Pointing to the adjutant stork, Mephisto continued, “And this is my companion. His name is Banabehari.”
As the story rolls to its end, we watch how Rajaram has traded his Indian values for his longing for English, A Faustian bargain—a deal in which a person gives up something of great value in exchange for something less valuable but more appealing in the short term—has been reached and it’s time for Rajaram to leave the world and meet his maker and perhaps repent for his wrongdoings.
Carnival is a very strange work indeed that manages to reference German folklore while quoting from the Mahabharata. It will likely take me at least one more iteration through it to capture the finer nuances of this captivating multi-layered book. The work is not just about the sins we commit; it’s also about the actions we do not take that end up costing us even in the afterlife. Traits and value systems get handed down from parent to child and it behoves us to consider our choices carefully.
As far as Rajaram is concerned, his father Debram is a wimp who takes no risks and has never known what it is to cosy up to the white man and acquire ways to make more money. He accuses his father of remaining just a landlord and never starting a business enterprise like, say, Dwarkanath Tagore did.
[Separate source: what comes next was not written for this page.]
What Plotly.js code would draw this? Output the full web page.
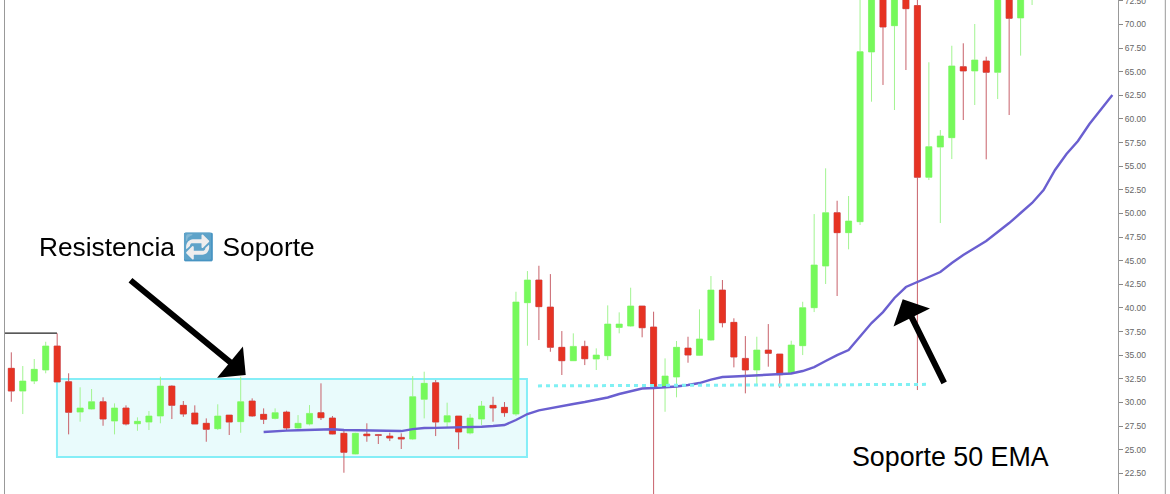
<!DOCTYPE html>
<html><head><meta charset="utf-8">
<script src="https://cdn.plot.ly/plotly-3.0.1.min.js"></script>
<style>html,body{margin:0;padding:0;background:#fff;overflow:hidden;height:494px}
#c{width:1170px;height:514px;position:absolute;left:0;top:-20px}
g.annotation[data-index="2"] text{filter:hue-rotate(172deg) saturate(0.55) brightness(0.95)}</style>
</head><body><div id="c"></div>
<script>
const opens=[33.61,31.20,32.26,33.43,35.97,32.19,28.98,29.30,30.07,28.03,
29.41,27.74,27.92,28.56,31.73,29.69,28.88,27.79,27.22,28.66,
27.96,30.15,28.74,28.31,28.98,27.29,27.71,28.91,28.35,26.73,
24.54,26.65,26.58,26.44,26.30,26.12,30.33,32.08,27.92,28.56,
26.76,28.24,29.69,29.48,28.77,40.55,42.95,40.09,35.83,34.41,
35.93,34.59,34.94,37.94,38.08,40.20,37.98,31.66,32.69,35.75,
34.98,36.60,41.89,38.47,34.66,33.43,35.54,35.12,33.08,36.00,
40.02,44.43,50.07,47.96,49.12,67.08,74.5,69.86,73.5,71.99,
53.82,57.02,58.01,65.52,65.07,66.13,64.93,74,70.68,73.5];
const closes=[31.20,32.26,33.50,35.97,32.16,28.95,29.41,30.07,28.24,29.41,
27.71,28.00,28.56,31.73,29.69,28.77,27.71,27.15,28.56,27.92,
30.07,28.56,28.21,28.91,27.29,27.79,28.84,28.38,26.65,24.72,
26.73,26.47,26.52,26.23,26.12,30.60,32.02,27.92,28.59,26.87,
28.35,29.62,29.41,28.91,40.62,42.95,40.13,35.83,34.41,35.93,
34.62,35.01,38.29,38.29,40.20,37.90,31.66,32.79,35.83,35.01,
36.71,41.89,38.43,34.80,33.43,35.54,35.19,32.93,36.07,40.02,
44.54,50.07,47.96,49.19,67.11,75.0,69.72,74,71.66,53.82,
57.06,58.19,65.60,65.07,66.23,64.93,74,70.64,74,75];
const highs=[35.30,33.85,34.59,36.42,37.31,33.08,31.60,31.42,30.54,29.90,
29.69,28.42,29.09,32.72,31.81,30.15,29.69,28.31,29.80,28.66,
32.72,30.43,29.37,29.37,29.12,28.66,29.72,32.02,28.56,27.00,
26.79,27.79,26.65,26.79,26.73,32.79,33.25,32.37,29.97,28.56,
28.77,30.15,30.60,30.04,41.71,43.90,44.46,43.58,37.55,37.31,
36.53,35.72,40.27,39.53,42.14,40.20,39.60,34.66,36.50,36.95,
39.85,43.37,42.95,38.90,37.02,36.95,38.29,35.12,36.53,40.65,
49.93,54.77,51.34,51.84,73.5,76,76.5,75,75,73.5,
65.99,58.82,67.74,68.00,70.04,66.58,75,75,75,76];
const lows=[30.07,28.77,31.94,33.08,32.16,26.62,27.96,29.25,27.53,26.62,
27.57,27.00,27.08,27.79,28.24,28.48,27.71,25.84,27.08,26.55,
26.79,28.48,27.71,28.21,27.00,27.22,27.57,28.14,26.62,22.56,
24.51,25.84,25.60,25.91,25.07,26.02,28.31,26.44,27.36,25.04,
26.62,27.61,27.96,28.48,28.59,36.00,36.60,35.36,32.90,34.38,
33.95,33.43,34.48,37.31,38.01,36.89,20.0,29.01,30.54,34.20,
34.91,36.53,37.94,33.71,30.96,31.84,33.78,31.55,33.00,35.01,
39.56,42.53,41.26,46.20,48.77,61.82,63.59,60.94,65.17,31.31,
53.53,48.98,55.75,59.88,61.47,55.72,62.10,60.41,66.69,72.05];
const emaStart=22;
const ema=[26.87,26.97,27.02,27.06,27.11,27.15,27.16,27.08,27.05,27.02,26.99,26.97,26.97,27.18,27.29,
27.31,27.33,27.34,27.36,27.43,27.50,27.61,28.14,28.77,29.16,29.41,29.62,29.83,30.04,30.25,
30.52,30.89,31.20,31.47,31.52,31.57,31.68,31.84,32.05,32.42,32.69,32.74,32.79,32.90,32.95,
32.97,33.06,33.32,33.74,34.38,35.01,35.54,37.02,38.40,39.56,41.05,42.21,42.74,43.27,43.80,
44.75,45.60,46.34,47.08,48.03,48.98,50.04,51.10,52.47,54.59,56.28,57.66,59.46,61.05,62.53];
const xRange=[-0.549,96.49], yRange=[20.31,72.58];
const tickVals=[22.5,25,27.5,30,32.5,35,37.5,40,42.5,45,47.5,50,52.5,55,57.5,60,62.5,65,67.5,70,72.5];

const xs=opens.map((_,i)=>i);
const GREEN='#76f95b', RED='#e63323';
const traces=[
 {type:'candlestick',x:xs,open:opens,high:highs,low:lows,close:closes,whiskerwidth:0,hoverinfo:'skip',showlegend:false,
  increasing:{line:{color:'#a2f491',width:1},fillcolor:GREEN},
  decreasing:{line:{color:'#c8616a',width:1},fillcolor:RED}},
 {type:'candlestick',x:xs,open:opens,high:opens.map((v,i)=>Math.max(v,closes[i])),low:opens.map((v,i)=>Math.min(v,closes[i])),close:closes,whiskerwidth:0,hoverinfo:'skip',showlegend:false,
  increasing:{line:{color:GREEN,width:0},fillcolor:GREEN},
  decreasing:{line:{color:RED,width:0},fillcolor:RED}},
 {type:'scatter',mode:'lines',x:ema.map((_,i)=>emaStart+i),y:ema,line:{color:'#6a5fd0',width:2.4},hoverinfo:'skip',showlegend:false},
 {type:'scatter',mode:'lines',x:[45.92,79.83],y:[31.75,31.91],line:{color:'#7ff0f3',width:3,dash:'4px,4px'},hoverinfo:'skip',showlegend:false},
 {type:'scatter',mode:'lines',x:[-0.55,3.98],y:[37.34,37.34],line:{color:'#222',width:1.3},hoverinfo:'skip',showlegend:false}
];
const arrow={xref:'x',yref:'y',axref:'x',ayref:'y',showarrow:true,arrowhead:1,arrowsize:1.13,arrowwidth:6,arrowcolor:'#000',text:'',standoff:0,startstandoff:0};
const label={xref:'paper',yref:'paper',showarrow:false,font:{family:'Liberation Sans, Arial, sans-serif',size:26,color:'#000'},xanchor:'left',yanchor:'middle'};
const layout={
 width:1170,height:514,margin:{l:5,r:52,t:20,b:0,pad:0},paper_bgcolor:'#fff',plot_bgcolor:'#fff',showlegend:false,boxgap:0.24,
 xaxis:{range:xRange,type:'linear',visible:false,fixedrange:true,rangeslider:{visible:false}},
 yaxis:{range:yRange,side:'right',tickmode:'array',tickvals:tickVals,tickformat:'.2f',ticks:'outside',ticklen:4,tickcolor:'#888',tickwidth:1,
  showline:true,mirror:true,linecolor:'#999',linewidth:1,showgrid:false,zeroline:false,tickfont:{family:'Liberation Sans, Arial, sans-serif',size:8.5,color:'#666'},fixedrange:true},
 shapes:[
  {type:'rect',layer:'below',xref:'x',yref:'y',x0:3.98,x1:44.96,y0:24.22,y1:32.47,line:{color:'#85eef7',width:2},fillcolor:'#e9fbfc'},
  {type:'line',xref:'paper',yref:'paper',x0:1.0425,x1:1.0425,y0:0,y1:1,line:{color:'#999',width:1}}
 ],
 annotations:[
  Object.assign({},arrow,{x:20.44,y:32.9,ax:10.26,ay:43.06}),
  Object.assign({},arrow,{x:77.72,y:40.91,ax:81.4,ay:31.91}),
  Object.assign({},label,{x:(37-5)/1113,y:1-247/494,text:'Resistencia 🔁 Soporte',font:{family:'Liberation Sans, Arial, sans-serif',size:26.3,color:'#000'}}),
  Object.assign({},label,{x:(850-5)/1113,y:1-457/494,text:'Soporte 50 EMA',font:{family:'Liberation Sans, Arial, sans-serif',size:26.8,color:'#000'}})
 ]
};
Plotly.newPlot('c',traces,layout,{staticPlot:true,displayModeBar:false});
</script></body></html>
One of the great passages in the book is the response from Debram who tells his son that nothing is as simple or as straightforward as it seems. He hints that Dwarkanath Tagore has made many compromises to his Hindu heritage in order to achieve what is valued in western eyes.
“I have no wish to argue. I am content with what there is, I see nothing to be gained from pursuing other avenues. It’s easy for you to say these things, but if you were to try any of it for yourself, you would find the details most troublesome. It is best to stay within one’s limitations.” Debram summoned a note of firmness to his response.
We discover that when his father’s life ends, Rajaram does indeed have the opportunity to transform himself. Yet, life is a strange beast. When the impediment is gone, Rajaram continues to be the same unformed character marred by his own agonizing diffidence and self-doubt. Rajaram has been resentful towards his father for not allowing him the chance to come into his own. The son questions his father’s decisions but when it came to his own life, he found himself stymied by debilitating anxiety, self-doubt and inertia.
Carnival made me reflect on what it means to have agency and free will. Despite life’s exigencies, there is a mystical quality to our existence. As we age, we begin to trust that there are invisible powers that show us the way forward and keep us in check. The novel made me think about actions, their repercussions and the slay of destiny. Are we to understand that that there is judgment day and that, like Rajaram, we too will meet our maker and be expected to pay both for our sins, our longings and our incompetencies?
I caught sight of a gentleman sitting in repose along the banks of the water as we walked down to the waters at Lake Agastya in Badami. He was lost to the world the whole time, looking down at the waters in a place that harked back to the 7th century. He reminded me of Rajaram Deb of the novel.
I must say a word about the translator Arunava Sinha, a prolific man who seems to make every sentence sing. When I read a translation by him, I know it’s going to feel like I’m reading the original work. Carnival, The Aunt Who Wouldn’t Die, Chowinghee, A Touch of Salt and many other novels whose translations he worked on have given me countless hours of joyous reading. Thank you, Arunava, and thanks to all those other translators who continue to transform my world one book and one language at a time.